Where would Golgotha be located?

Question:

I was reading an article on your website titled "The Offering of Isaac" and had a couple of questions about it.  The fourth paragraph says this:

The place chosen for the sacrifice was about 50 miles from Abraham's home. It took Abraham three days to reach the place. The journey gave Abraham three days to change his mind, but he did not relent. The place chosen was not arbitrary. It was a mountain called Moriah. Moriah is only mentioned in one other place in our Bibles -- II Chronicles 3:1. This is the place where God appeared to David on the threshing floor. Later, this was the same place where Solomon built the temple. And a long time later, it was on this same mountain that God's only Son was sacrificed outside the gates of the city of Jerusalem.

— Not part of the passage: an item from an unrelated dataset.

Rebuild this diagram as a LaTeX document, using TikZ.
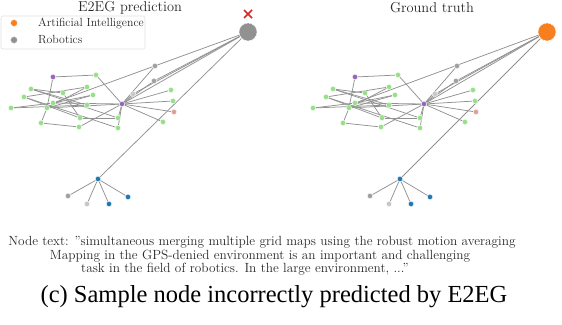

It says the following events took place on Mt. Moriah:

  • Abraham offered Isaac
  • God appeared to David on the threshing floor
  • Solomon built the temple on this site
  • Jesus was sacrificed on this site

This is all very interesting to me.  Anyway, if Jesus was crucified outside the gates, would Golgotha have not been on the hill or mountain next to Mt. Moriah?  I am assuming that the place called Golgotha would have been east of the temple since the altar of sacrifice was placed east of the entrance to the tabernacle and the temple and that the lamb of God would have been sacrificed in the same way. Sacrifices were to be made before the Lord. I believe the Kidron Valley is just outside the gates on the east side of Jerusalem and then the Mount of Olives.  I was just curious as to what your thoughts were?

Answer:

The walls of Jerusalem did not occupy the entire mountain.

We know Jesus was crucified on Golgotha, "the Place of the Skull," and that it was located just outside of Jerusalem's walls. "For the place where Jesus was crucified was near the city" (John 19:20). "Therefore Jesus also, that He might sanctify the people with His own blood, suffered outside the gate" (Hebrews 13:12). The problem is that we don't know from the Bible outside which city gate it took place. We do know it was a gate that saw some traffic since passers-by saw and mocked Jesus (Matthew 27:39; Mark 15:29; Luke 23:35). The place contained a garden and new tombs. "Now in the place where He was crucified there was a garden, and in the garden a new tomb in which no one had yet been laid" (John 19:41). It probably was on a rise since the women looked on from a distance (Mark 15:40).

The most likely place is where the Church of the Holy Sepulcher currently occupies. It is just to the west of Jerusalem on the edge of a major road. Just prior to A.D. 335, Helena, the mother of Constantine, had journeyed to Jerusalem and asked the local people where Christ had died. It was to this site that they took her. At the time a temple to Venus occupied the site. With Helena's authority and funding, the temple was torn down. Several tombs were uncovered, one of which the local people identified as Jesus' tomb. A point in this site's favor is that the tombs located here were made in the first century according to archeologists.

Another site that is favored is to the north of Jerusalem on a hill called Gordon's Calvary, named after the man who promoted it as the site of the crucifixion in the 1800s. It too has tombs, but the ones found date back to around 700 B.C., much too old to be the tomb of Jesus. The reason Gordon favored this site was that the hill roughly looks like a skull. However, there is nothing indicating that Golgotha acquired its name because of the look of the site. This site is also just off of a well-traveled road.

Both the west and north sites are located on the same mountain as the temple.

Going east from the temple is not a likely site as the Kidron Valley is right against the walls. To get up on a hill you have to cross the valley to the Mount of Olives, so you are no longer just outside the gates of Jerusalem. However, as a point to note, some first-century tombs have been found in the Kidron Valley at the base of the Mount of Olives to the east of the temple. Another negative point is that the road to the east was not as well-traveled because of its steepness.